If you don't know Boston, it's tough to understand the influence of Mr. Connors, who is wired into every nook and cranny of the business, political and social communities there. Any business would struggle with the loss of such a figure, and ad agencies in particular often have tough times finding next-generation leaders once the founders leave.
|Account movements this year
Mr. Sheehan, for his part, is clear that he doesn't want to return to a time when Hill Holliday is recognized for one particular individual.
"I don't want Hill Holliday ever to be known for one person," he said. He credits a whole team of leaders with the ad agency's bolstered performance, including Kevin Moehlenkamp, who joined as exec VP-chief creative officer from McCann Erickson's Boston office. Other key members include Baba Shetty, exec VP-media and interactive, who came to the agency in late 2005 via Fallon, Minneapolis; Karen Kaplan, a 25-year Hill Holliday veteran who was promoted to agency president in June; and Lesley Bielby, who was named exec VP-strategy in 2006 and leads the network's planning department.
Pile's Ms. Neer said the fact that the new management team was assembled before Mr. Connors' departure has been key. "I think that group has learned how to work with each other," she said.
That's paid off with a bulked-up client roster. Winning Bank of America's global wealth and investment management business was particularly sweet, considering that it was BofA's 2004 purchase of Fleet that left Hill Holliday out in the cold.
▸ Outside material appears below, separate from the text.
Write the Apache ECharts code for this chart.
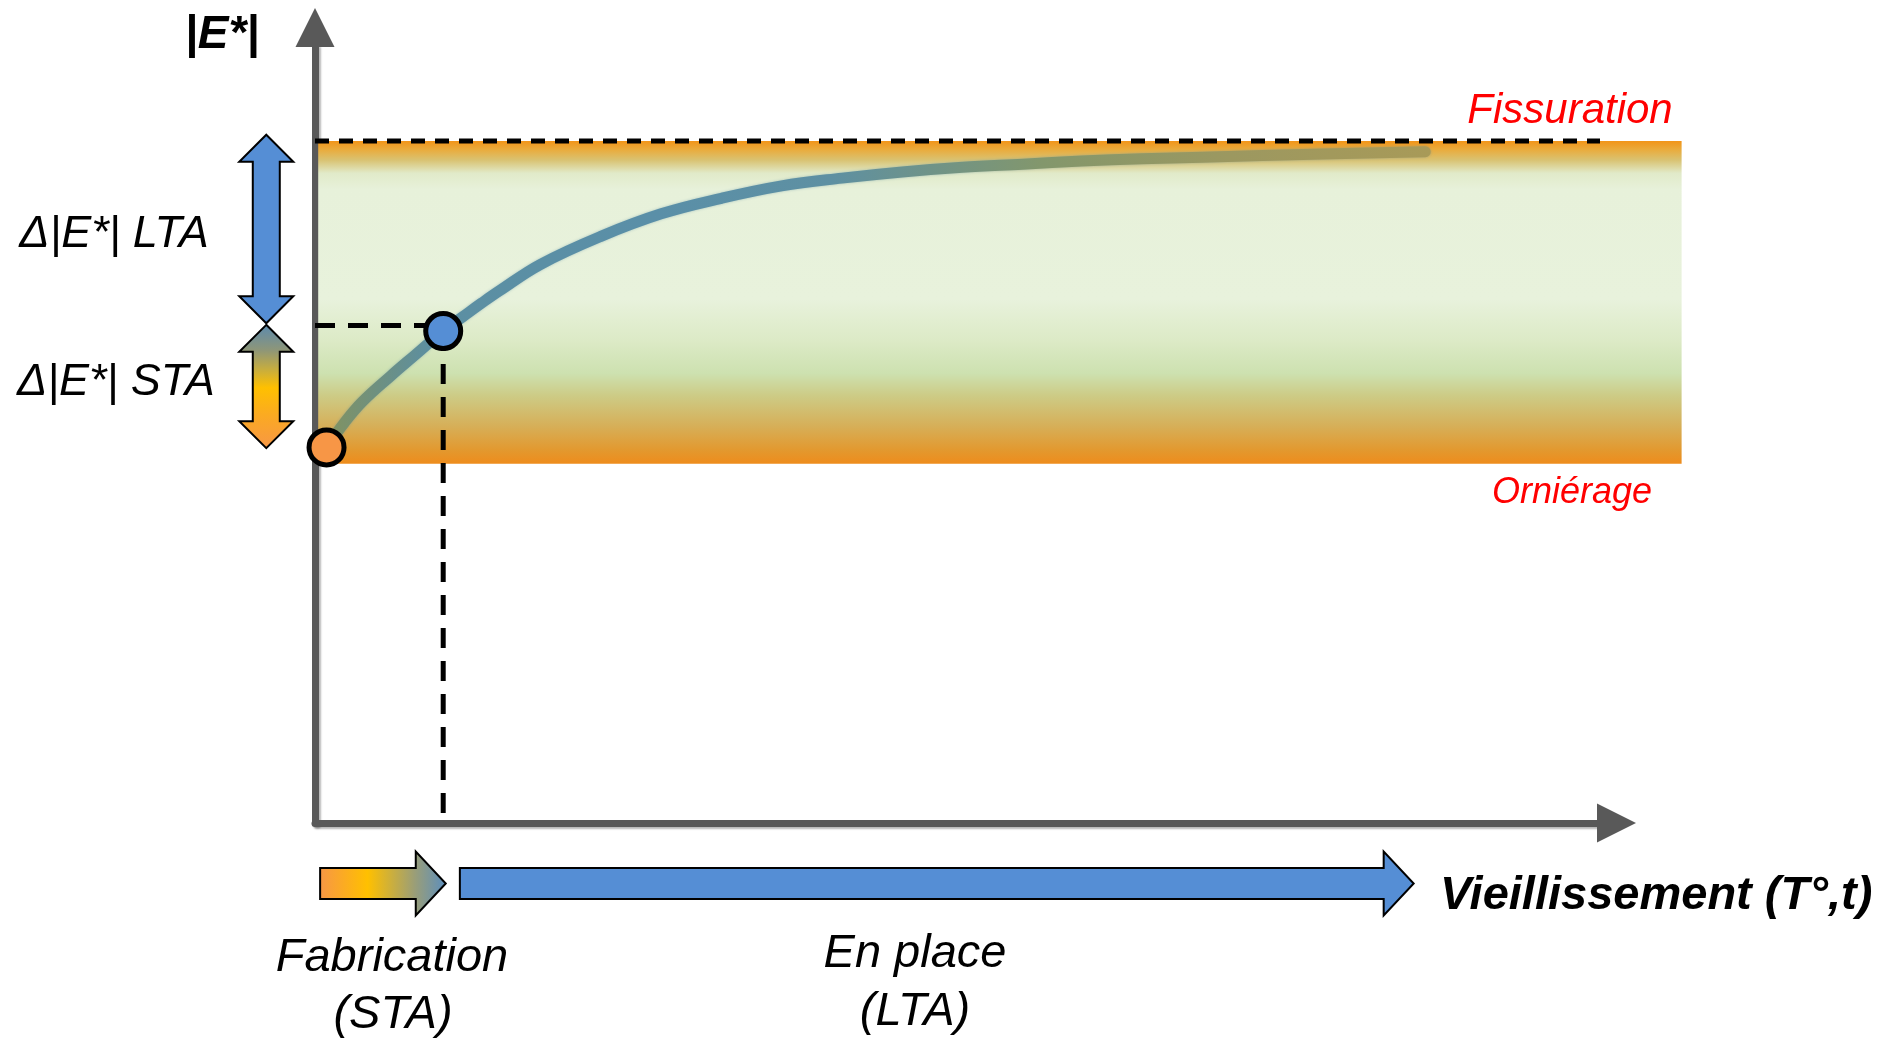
<!DOCTYPE html>
<html>
<head>
<meta charset="utf-8">
<script src="https://cdn.jsdelivr.net/npm/echarts@6/dist/echarts.min.js"></script>
<style>
  html, body { margin: 0; padding: 0; background: #ffffff; }
  #chart { width: 1885px; height: 1040px; }
</style>
</head>
<body>
<div id="chart"></div>
<script>
// Evolution of the modulus |E*| with ageing (schematic units, 0-100)
const curveX = [0.9, 2.3, 3.7, 5.9, 7.8, 10.0, 11.5, 13.0, 14.4, 17.6, 22.3, 27.0, 31.7, 36.4, 41.1, 45.8, 50.5, 55.2, 59.8, 64.5, 69.2, 78.6, 86.6];
const curveY = [48.4, 51.6, 54.3, 57.6, 60.3, 63.4, 65.2, 67.0, 68.6, 72.0, 75.6, 78.5, 80.5, 82.1, 83.1, 83.9, 84.5, 84.9, 85.3, 85.6, 85.8, 86.2, 86.5];

// Key states: after manufacture and at laying
const startPoint = [0.9, 48.4];
const layingPoint = [10.0, 63.4];
const layingGuideLevel = 64.1;
const layingGuideBottom = 1.3;

// Acceptable stiffness window
const fissurationLevel = 87.9;
const ornierageLevel = 46.3;
const windowStart = 0.25;
const windowEnd = 106.6;
const fissurationLineEnd = 100.7;

// Stiffness increase ranges (LTA / STA)
const deltaNames = ['Δ|E*| LTA', 'Δ|E*| STA'];
const deltaLow = [64.4, 48.3];
const deltaHigh = [88.7, 64.2];

// Ageing phases along the time axis
const phaseNames = ['Fabrication', 'En place'];
const phaseSubNames = ['(STA)', '(LTA)'];
const phaseStart = [0.4, 11.3];
const phaseEnd = [10.2, 85.7];

const DELTA_X = -3.8;     // column of the double arrows, left of the |E*| axis
const PHASE_LEVEL = -7.8; // row of the phase arrows, below the time axis

const FONT = '"Liberation Sans", Arial, Helvetica, sans-serif';
const BLUE = '#558ED5';
const ORANGE = '#F79646';

const chart = echarts.init(document.getElementById('chart'), null, { renderer: 'canvas', width: 1885, height: 1040 });

const axisLineStyle = {
  color: '#595959',
  width: 7,
  shadowColor: 'rgba(0,0,0,0.28)',
  shadowBlur: 2,
  shadowOffsetX: 2,
  shadowOffsetY: 2
};

const bandFill = {
  type: 'linear', x: 0, y: 0, x2: 0, y2: 1, global: false,
  colorStops: [
    { offset: 0.00, color: '#F29418' },
    { offset: 0.028, color: '#E9AC3E' },
    { offset: 0.06, color: '#D9C373' },
    { offset: 0.10, color: '#E1EAC9' },
    { offset: 0.15, color: '#E7F1DA' },
    { offset: 0.49, color: '#E8F2DC' },
    { offset: 0.62, color: '#DCEAC6' },
    { offset: 0.72, color: '#CDE1B0' },
    { offset: 0.79, color: '#CDCB85' },
    { offset: 0.88, color: '#D6B05A' },
    { offset: 0.96, color: '#E3982E' },
    { offset: 1.00, color: '#EE8C1C' }
  ]
};

const staFillVertical = {
  type: 'linear', x: 0, y: 0, x2: 0, y2: 1, global: false,
  colorStops: [
    { offset: 0.00, color: '#5A8AB0' },
    { offset: 0.21, color: '#8E9678' },
    { offset: 0.37, color: '#C9AE3C' },
    { offset: 0.51, color: '#FFC000' },
    { offset: 0.73, color: '#FBAA22' },
    { offset: 1.00, color: ORANGE }
  ]
};

const staFillHorizontal = {
  type: 'linear', x: 0, y: 0, x2: 1, y2: 0, global: false,
  colorStops: [
    { offset: 0.00, color: ORANGE },
    { offset: 0.38, color: '#FFC000' },
    { offset: 0.75, color: '#9A9E78' },
    { offset: 1.00, color: '#5A8EC0' }
  ]
};

const curveColor = new echarts.graphic.LinearGradient(0, 0, 1, 0, [
  { offset: 0.00, color: '#85935C' },
  { offset: 0.05, color: '#6E9080' },
  { offset: 0.10, color: '#5C8FA2' },
  { offset: 0.30, color: '#5A8FA8' },
  { offset: 0.46, color: '#5E90A2' },
  { offset: 0.55, color: '#6F9388' },
  { offset: 0.65, color: '#83976C' },
  { offset: 0.82, color: '#9C9860' },
  { offset: 1.00, color: '#A89A58' }
]);

const dashGuide = { color: '#000000', width: 5, type: [20, 13] };

function textEl(text, x, y, font, fill, align) {
  return {
    type: 'text', x: x, y: y, z: 10,
    style: { text: text, font: font, fill: fill || '#000000', align: align || 'center', verticalAlign: 'middle' }
  };
}

const option = {
  animation: false,
  backgroundColor: '#ffffff',
  grid: { left: 315, right: 288, top: 47, bottom: 217, containLabel: false, outerBoundsMode: 'none' },
  xAxis: {
    type: 'value', min: 0, max: 100,
    axisLine: {
      show: true, onZero: false,
      symbol: ['none', 'triangle'], symbolSize: [39, 39], symbolOffset: [0, 19.5],
      lineStyle: axisLineStyle
    },
    axisTick: { show: false }, axisLabel: { show: false }, splitLine: { show: false }
  },
  yAxis: {
    type: 'value', min: 0, max: 100,
    axisLine: {
      show: true, onZero: false,
      symbol: ['none', 'triangle'], symbolSize: [39, 39], symbolOffset: [0, 19.5],
      lineStyle: axisLineStyle
    },
    axisTick: { show: false }, axisLabel: { show: false }, splitLine: { show: false }
  },
  series: [
    {
      // stiffness window between rutting and cracking
      name: 'window',
      type: 'custom',
      z: 1,
      clip: false,
      silent: true,
      encode: { x: [0, 2], y: [1, 3] },
      data: [[windowStart, ornierageLevel, windowEnd, fissurationLevel]],
      renderItem: function (params, api) {
        const p0 = api.coord([api.value(0), api.value(3)]);
        const p1 = api.coord([api.value(2), api.value(1)]);
        return {
          type: 'rect',
          shape: { x: p0[0], y: p0[1], width: p1[0] - p0[0], height: p1[1] - p0[1] },
          style: { fill: bandFill }
        };
      }
    },
    {
      name: 'fissuration',
      type: 'line',
      z: 3,
      clip: false,
      symbol: 'none',
      silent: true,
      data: [[0, fissurationLevel], [fissurationLineEnd, fissurationLevel]],
      lineStyle: { color: '#000000', width: 5, type: [14, 10] }
    },
    {
      name: '|E*|',
      type: 'line',
      z: 4,
      smooth: 0.4,
      symbol: 'none',
      silent: true,
      data: curveX.map(function (x, i) { return [x, curveY[i]]; }),
      lineStyle: {
        color: curveColor, width: 11, cap: 'round', join: 'round',
        shadowColor: 'rgba(90,140,160,0.45)', shadowBlur: 3
      }
    },
    {
      name: 'guide-h',
      type: 'line',
      z: 5,
      symbol: 'none',
      silent: true,
      data: [[0, layingGuideLevel], [layingPoint[0], layingGuideLevel]],
      lineStyle: dashGuide
    },
    {
      name: 'guide-v',
      type: 'line',
      z: 5,
      symbol: 'none',
      silent: true,
      data: [[layingPoint[0], layingPoint[1]], [layingPoint[0], layingGuideBottom]],
      lineStyle: dashGuide
    },
    {
      name: 'states',
      type: 'scatter',
      z: 6,
      clip: false,
      symbol: 'circle',
      symbolSize: 35,
      silent: true,
      data: [
        { value: startPoint, itemStyle: { color: ORANGE } },
        { value: layingPoint, itemStyle: { color: BLUE } }
      ],
      itemStyle: { borderColor: '#000000', borderWidth: 5, opacity: 1 }
    },
    {
      // vertical double arrows for the stiffness gains
      name: 'deltas',
      type: 'custom',
      z: 6,
      clip: false,
      silent: true,
      encode: { x: 0, y: [1, 2] },
      data: deltaNames.map(function (n, i) { return [DELTA_X, deltaLow[i], deltaHigh[i], i]; }),
      renderItem: function (params, api) {
        const x = api.value(0);
        const top = api.coord([x, api.value(2)]);
        const bot = api.coord([x, api.value(1)]);
        const cx = top[0], t = top[1], b = bot[1];
        const hl = 27, hw = 27, sw = 13.5;
        const pts = [
          [cx, t], [cx + hw, t + hl], [cx + sw, t + hl], [cx + sw, b - hl], [cx + hw, b - hl],
          [cx, b], [cx - hw, b - hl], [cx - sw, b - hl], [cx - sw, t + hl], [cx - hw, t + hl]
        ];
        return {
          type: 'polygon',
          shape: { points: pts },
          style: { fill: api.value(3) === 0 ? BLUE : staFillVertical, stroke: '#000000', lineWidth: 2, lineJoin: 'miter' }
        };
      }
    },
    {
      // ageing phases below the time axis
      name: 'phases',
      type: 'custom',
      z: 6,
      clip: false,
      silent: true,
      encode: { x: [0, 1], y: 2 },
      data: phaseNames.map(function (n, i) { return [phaseStart[i], phaseEnd[i], PHASE_LEVEL, i]; }),
      renderItem: function (params, api) {
        const p0 = api.coord([api.value(0), api.value(2)]);
        const p1 = api.coord([api.value(1), api.value(2)]);
        const s = p0[0], e = p1[0], c = p0[1];
        const hl = 30, hw = 32, sw = 15.5;
        const pts = [
          [s, c - sw], [e - hl, c - sw], [e - hl, c - hw], [e, c],
          [e - hl, c + hw], [e - hl, c + sw], [s, c + sw]
        ];
        return {
          type: 'polygon',
          shape: { points: pts },
          style: { fill: api.value(3) === 0 ? staFillHorizontal : BLUE, stroke: '#000000', lineWidth: 2, lineJoin: 'miter' }
        };
      }
    }
  ],
  graphic: [
    textEl('|E*|', 222, 35, 'italic bold 46px ' + FONT),
    textEl(deltaNames[0], 114, 234, 'italic 45px ' + FONT),
    textEl(deltaNames[1], 116, 382, 'italic 45px ' + FONT),
    textEl('Fissuration', 1570, 111, 'italic 42px ' + FONT, '#FF0000'),
    textEl('Orniérage', 1572, 493, 'italic 36px ' + FONT, '#FF0000'),
    textEl('Vieillissement (T°,t)', 1440, 896, 'italic bold 47px ' + FONT, '#000000', 'left'),
    textEl(phaseNames[0], 392, 958, 'italic 47px ' + FONT),
    textEl(phaseSubNames[0], 393, 1015, 'italic 47px ' + FONT),
    textEl(phaseNames[1], 915, 954, 'italic 47px ' + FONT),
    textEl(phaseSubNames[1], 915, 1012, 'italic 47px ' + FONT)
  ]
};

chart.setOption(option);
</script>
</body>
</html>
In 2005, Interpublic lost the consolidated BofA business to Omnicom Group, but last year Hill Holliday grabbed some of it back. And more is said to be on the way.
Some say Mr. Connors had a hand in that one, since BofA Chief Marketing Officer Anne Finuncane -- a Hill Holliday vet -- is known to be a Connors devotee. But skeptics were put off by a torrent of wins that's increased billings at the shop by 25%, according to executives familiar with the agency. Interpublic doesn't disclose the performance of individual shops, but these executives said the always well-managed firm -- even during its swoon it was profitable -- has improved and is posting top-line growth in the 15% to 20% range, excellent for an agency its size. According to Ad Age estimates, last year's revenue was $120 million, up 10%.
"The management team, with Mike and Karen leading the charge, is ... finally gaining some traction, and it's fairly stable," said Peter Gerritsen, principal, A-Team Advertising Advisors, Newton, Mass. "It seems like their pitch rate is getting up there, and it wasn't for awhile."
Another thing that hasn't hurt is Hill Holliday's heritage as a shop built around getting business results for clients.
"I think of them as a business helper," said Steve Sullivan, senior VP-communications for Boston-based Liberty Mutual. "Hill Holliday has gotten into the nuts and bolts of our business in a way unlike I've seen from most agencies," and "they are very well-regarded within the business units here at Liberty because they understand the business."